According to supporters, the pressures and uncertainties surrounding the reopening of the case, together with his mother's death, had caused Takehiko to periodically display signs of instability and doubts about whether he could continue.
He continued to persist with his objective of getting a posthumous retrial, though - writing after his mother's death on a website about the "Teigin Incident": It was her wish and mine and my late father’s to mark in history that Sadamichi Hirasawa is innocent.
[14]At the time of Takehiko's death, he and his lawyers had assembled a team of psychologists to reexamine the witness accounts and investigation process from the trial, to determine if the evidence was credible by present standards.

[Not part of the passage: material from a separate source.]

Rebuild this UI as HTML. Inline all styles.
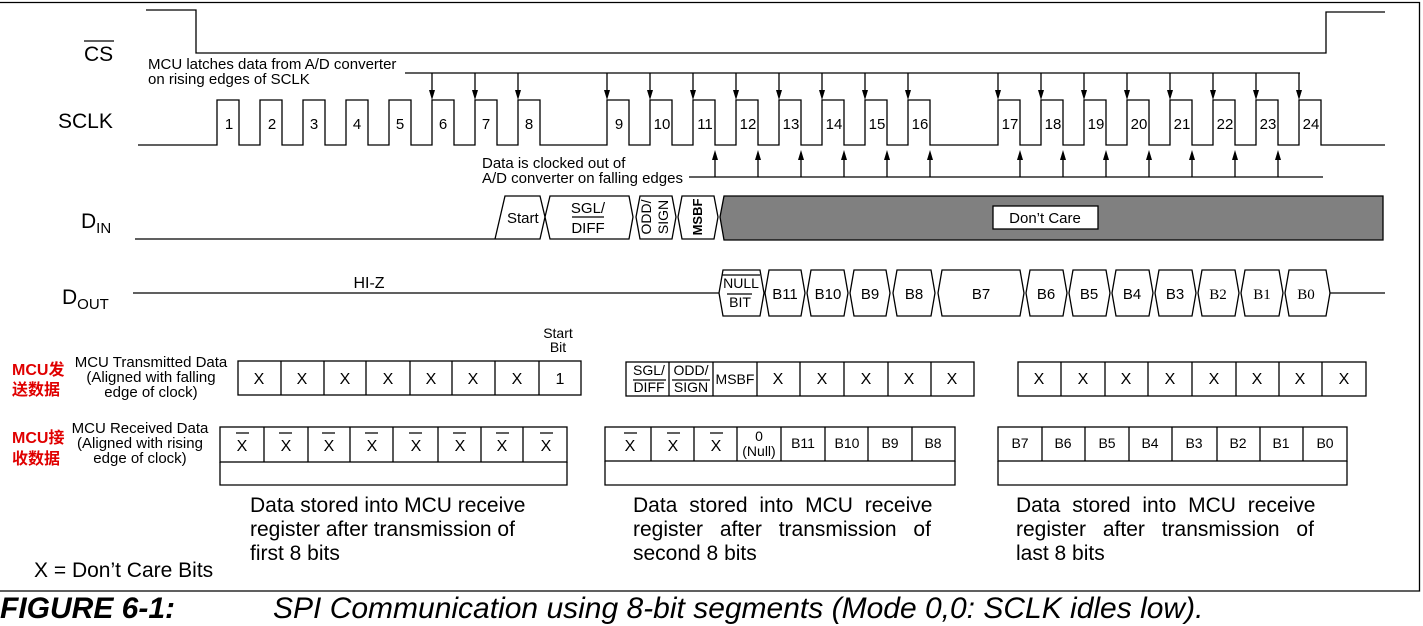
<!DOCTYPE html>
<html><head><meta charset="utf-8"><style>
html,body{margin:0;padding:0;background:#fff;}
svg{display:block;font-family:"Liberation Sans",Arial,sans-serif;}
</style></head><body>
<svg width="1423" height="626" viewBox="0 0 1423 626" xmlns="http://www.w3.org/2000/svg">
<g stroke="#000" stroke-width="1.3" fill="none">
<path d="M0,2.5 H1419.5 V591 H0"/>
<path d="M146,10 H196 V53 H1326 V12 H1385"/>
<path d="M138,145 H217 V100 H239 V145 H260 V100 H282 V145 H303 V100 H325 V145 H346 V100 H368 V145 H389 V100 H411 V145 H432 V100 H454 V145 H475 V100 H497 V145 H518 V100 H540 V145 H607 V100 H629 V145 H650 V100 H672 V145 H693 V100 H715 V145 H736 V100 H758 V145 H779 V100 H801 V145 H822 V100 H844 V145 H865 V100 H887 V145 H908 V100 H930 V145 H998 V100 H1020 V145 H1041 V100 H1063 V145 H1084 V100 H1106 V145 H1127 V100 H1149 V145 H1170 V100 H1192 V145 H1213 V100 H1235 V145 H1256 V100 H1278 V145 H1299 V100 H1321 V145 H1385"/>
<path d="M405,73 H1300 M432,73 V92 M475,73 V92 M518,73 V92 M607,73 V92 M650,73 V92 M693,73 V92 M736,73 V92 M779,73 V92 M822,73 V92 M865,73 V92 M908,73 V92 M998,73 V92 M1041,73 V92 M1084,73 V92 M1127,73 V92 M1170,73 V92 M1213,73 V92 M1256,73 V92 M1299,73 V92"/>
<path d="M689,177 H1323 M715,177 V158 M758,177 V158 M801,177 V158 M844,177 V158 M887,177 V158 M930,177 V158 M1020,177 V158 M1063,177 V158 M1106,177 V158 M1149,177 V158 M1192,177 V158 M1235,177 V158 M1278,177 V158"/>
<path d="M135,239 H495 L505,196 H540 L545,217 L540,239 H495"/>
<polygon points="545,217 550,196 629,196 633,217 629,239 550,239"/>
<polygon points="636,217 640,196 672,196 676,217 672,239 640,239"/>
<polygon points="678,217 682,196 714,196 718,217 714,239 682,239"/>
<polygon points="720,217 724,196 1383,196 1383,240 724,240" fill="#808080"/>
<rect x="993" y="206" width="105" height="23" fill="#fff"/>
<path d="M133,293 H719 M1330,293 H1385"/>
<polygon points="719,293 723,270 760,270 764,293 760,316 723,316"/>
<polygon points="765,293 769,270 801,270 805,293 801,316 769,316"/>
<polygon points="807,293 811,270 844,270 848,293 844,316 811,316"/>
<polygon points="850,293 854,270 886,270 890,293 886,316 854,316"/>
<polygon points="893,293 897,270 931,270 935,293 931,316 897,316"/>
<polygon points="938,293 942,270 1020,270 1024,293 1020,316 942,316"/>
<polygon points="1026,293 1030,270 1063,270 1067,293 1063,316 1030,316"/>
<polygon points="1069,293 1073,270 1106,270 1110,293 1106,316 1073,316"/>
<polygon points="1112,293 1116,270 1149,270 1153,293 1149,316 1116,316"/>
<polygon points="1155,293 1159,270 1192,270 1196,293 1192,316 1159,316"/>
<polygon points="1198,293 1202,270 1235,270 1239,293 1235,316 1202,316"/>
<polygon points="1241,293 1245,270 1279,270 1283,293 1279,316 1245,316"/>
<polygon points="1285,293 1289,270 1326,270 1330,293 1326,316 1289,316"/>
<rect x="238" y="361" width="343" height="34"/>
<path d="M281,361V395M324,361V395M366,361V395M410,361V395M452,361V395M495,361V395M539,361V395"/>
<rect x="626" y="362" width="348" height="34"/>
<path d="M669,362V396M713,362V396M757,362V396M800,362V396M844,362V396M888,362V396M931,362V396"/>
<rect x="1018" y="362" width="348" height="34"/>
<path d="M1061,362V396M1105,362V396M1148,362V396M1192,362V396M1236,362V396M1279,362V396M1322,362V396"/>
<rect x="220" y="427" width="347" height="35"/>
<path d="M264,427V462M308,427V462M350,427V462M393,427V462M438,427V462M481,427V462M523,427V462"/>
<path d="M220,462V485H567V462"/>
<rect x="605" y="427" width="350" height="34"/>
<path d="M651,427V461M694,427V461M737,427V461M781,427V461M825,427V461M868,427V461M912,427V461"/>
<path d="M605,461V485H955V461"/>
<rect x="998" y="427" width="349" height="34"/>
<path d="M1042,427V461M1085,427V461M1129,427V461M1172,427V461M1217,427V461M1260,427V461M1303,427V461"/>
<path d="M998,461V485H1347V461"/>
<path d="M84,41H114 M572,217H604 M722,275H760 M727,294H752 M633,380H666 M672,380H710"/>
<path d="M236,433H249 M279,433H292 M322,433H335 M365,433H378 M409,433H422 M453,433H466 M496,433H509 M540,433H553 M624,433H637 M667,433H680 M710,433H723"/>
</g>
<g fill="#000" stroke="none">
<polygon points="429,90 435,90 432,100"/><polygon points="472,90 478,90 475,100"/><polygon points="515,90 521,90 518,100"/><polygon points="604,90 610,90 607,100"/><polygon points="647,90 653,90 650,100"/><polygon points="690,90 696,90 693,100"/><polygon points="733,90 739,90 736,100"/><polygon points="776,90 782,90 779,100"/><polygon points="819,90 825,90 822,100"/><polygon points="862,90 868,90 865,100"/><polygon points="905,90 911,90 908,100"/><polygon points="995,90 1001,90 998,100"/><polygon points="1038,90 1044,90 1041,100"/><polygon points="1081,90 1087,90 1084,100"/><polygon points="1124,90 1130,90 1127,100"/><polygon points="1167,90 1173,90 1170,100"/><polygon points="1210,90 1216,90 1213,100"/><polygon points="1253,90 1259,90 1256,100"/><polygon points="1296,90 1302,90 1299,100"/>
<polygon points="712,160 718,160 715,150"/><polygon points="755,160 761,160 758,150"/><polygon points="798,160 804,160 801,150"/><polygon points="841,160 847,160 844,150"/><polygon points="884,160 890,160 887,150"/><polygon points="927,160 933,160 930,150"/><polygon points="1017,160 1023,160 1020,150"/><polygon points="1060,160 1066,160 1063,150"/><polygon points="1103,160 1109,160 1106,150"/><polygon points="1146,160 1152,160 1149,150"/><polygon points="1189,160 1195,160 1192,150"/><polygon points="1232,160 1238,160 1235,150"/><polygon points="1275,160 1281,160 1278,150"/>
</g>
<g fill="#000" font-size="21">
<text x="84" y="61">CS</text>
<text x="58" y="128">SCLK</text>
<text x="81" y="228">D<tspan font-size="15" dy="5">IN</tspan></text>
<text x="62" y="304">D<tspan font-size="15" dy="5">OUT</tspan></text>
</g>
<g fill="#000" font-size="15" text-anchor="middle">
<text x="229" y="129">1</text><text x="272" y="129">2</text><text x="314" y="129">3</text><text x="357" y="129">4</text><text x="400" y="129">5</text><text x="443" y="129">6</text><text x="486" y="129">7</text><text x="529" y="129">8</text>
<text x="619" y="129">9</text><text x="662" y="129">10</text><text x="705" y="129">11</text><text x="748" y="129">12</text><text x="791" y="129">13</text><text x="834" y="129">14</text><text x="877" y="129">15</text><text x="920" y="129">16</text>
<text x="1010" y="129">17</text><text x="1053" y="129">18</text><text x="1096" y="129">19</text><text x="1139" y="129">20</text><text x="1182" y="129">21</text><text x="1225" y="129">22</text><text x="1268" y="129">23</text><text x="1311" y="129">24</text>
</g>
<g fill="#000" font-size="15">
<text x="148" y="69">MCU latches data from A/D converter</text>
<text x="148" y="84">on rising edges of SCLK</text>
<text x="482" y="168">Data is clocked out of</text>
<text x="482" y="183">A/D converter on falling edges</text>
<text x="507" y="223">Start</text>
<text x="1045" y="223" text-anchor="middle">Don’t Care</text>
<text x="369" y="288" text-anchor="middle" font-size="16">HI-Z</text>
</g>
<g fill="#000" font-size="15" text-anchor="middle">
<text x="588" y="213">SGL/</text><text x="588" y="233">DIFF</text>
<text transform="translate(651,217) rotate(-90)" font-size="14">ODD/</text>
<text transform="translate(668,217) rotate(-90)" font-size="14">SIGN</text>
<text transform="translate(702,217) rotate(-90)" font-weight="bold" font-size="13">MSBF</text>
<text x="741" y="288" font-size="14">NULL</text><text x="740" y="307" font-size="14">BIT</text>
<text x="785" y="299">B11</text><text x="828" y="299">B10</text><text x="870" y="299">B9</text><text x="914" y="299">B8</text><text x="981" y="299">B7</text><text x="1046" y="299">B6</text><text x="1089" y="299">B5</text><text x="1132" y="299">B4</text><text x="1175" y="299">B3</text><text x="1218" y="299" font-family="Liberation Serif">B2</text><text x="1262" y="299" font-family="Liberation Serif">B1</text><text x="1306" y="299" font-family="Liberation Serif">B0</text>
</g>
<g fill="#000" font-size="16" text-anchor="middle">
<text x="259" y="384">X</text><text x="302" y="384">X</text><text x="345" y="384">X</text><text x="388" y="384">X</text><text x="431" y="384">X</text><text x="473" y="384">X</text><text x="517" y="384">X</text><text x="560" y="384">1</text>
<text x="778" y="384">X</text><text x="822" y="384">X</text><text x="866" y="384">X</text><text x="909" y="384">X</text><text x="952" y="384">X</text>
<text x="1039" y="384">X</text><text x="1083" y="384">X</text><text x="1126" y="384">X</text><text x="1170" y="384">X</text><text x="1214" y="384">X</text><text x="1257" y="384">X</text><text x="1300" y="384">X</text><text x="1344" y="384">X</text>
<text x="242" y="451">X</text><text x="286" y="451">X</text><text x="329" y="451">X</text><text x="372" y="451">X</text><text x="416" y="451">X</text><text x="460" y="451">X</text><text x="502" y="451">X</text><text x="546" y="451">X</text>
<text x="630" y="451">X</text><text x="673" y="451">X</text><text x="716" y="451">X</text>
</g>
<g fill="#000" font-size="14" text-anchor="middle">
<text x="558" y="338">Start</text><text x="558" y="352">Bit</text>
<text x="649" y="375">SGL/</text><text x="649" y="392">DIFF</text>
<text x="691" y="375">ODD/</text><text x="691" y="392">SIGN</text>
<text x="735" y="384">MSBF</text>
<text x="759" y="441">0</text><text x="759" y="456">(Null)</text>
<text x="803" y="448">B11</text><text x="847" y="448">B10</text><text x="890" y="448">B9</text><text x="933" y="448">B8</text>
<text x="1020" y="448">B7</text><text x="1063" y="448">B6</text><text x="1107" y="448">B5</text><text x="1150" y="448">B4</text><text x="1194" y="448">B3</text><text x="1238" y="448">B2</text><text x="1281" y="448">B1</text><text x="1325" y="448">B0</text>
</g>
<g fill="#000" font-size="15" text-anchor="middle">
<text x="151" y="367">MCU Transmitted Data</text><text x="151" y="382">(Aligned with falling</text><text x="151" y="397">edge of clock)</text>
<text x="140" y="433">MCU Received Data</text><text x="140" y="448">(Aligned with rising</text><text x="140" y="463">edge of clock)</text>
</g>
<g fill="#e00000" font-size="16" font-weight="bold" font-family="Liberation Sans, 'Noto Sans CJK SC', sans-serif">
<text x="12" y="375">MCU发</text><text x="12" y="395">送数据</text>
<text x="12" y="443">MCU接</text><text x="12" y="464">收数据</text>
</g>
<g fill="#000" font-size="21">
<text x="250" y="512">Data stored into MCU receive</text>
<text x="250" y="536">register after transmission of</text>
<text x="250" y="560">first 8 bits</text>
<text x="633" y="512" word-spacing="6">Data stored into MCU receive</text>
<text x="633" y="536" word-spacing="11">register after transmission of</text>
<text x="633" y="560">second 8 bits</text>
<text x="1016" y="512" word-spacing="6">Data stored into MCU receive</text>
<text x="1016" y="536" word-spacing="11">register after transmission of</text>
<text x="1016" y="560">last 8 bits</text>
<text x="34" y="577">X = Don’t Care Bits</text>
</g>
<g fill="#000" font-size="30" font-style="italic">
<text x="0" y="618" font-weight="bold">FIGURE 6-1:</text>
<text x="273" y="618">SPI Communication using 8-bit segments (Mode 0,0: SCLK idles low).</text>
</g>
</svg>
</body></html>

[14] On 4 December 2013, the Tokyo High Court announced it would drop the plea for a posthumous retrial for Sadamichi Hirasawa following his adopted son's death.
[15] The Teigin incident is the basis for The Aosawa Murders, a 2005 Japanese crime novel written by Riku Onda, which describes a fictional mass poisoning case in Japan in 1973.
A 2009 novel, Occupied City by English author David Peace, who was long a resident in Japan, is based on the Hirasawa case.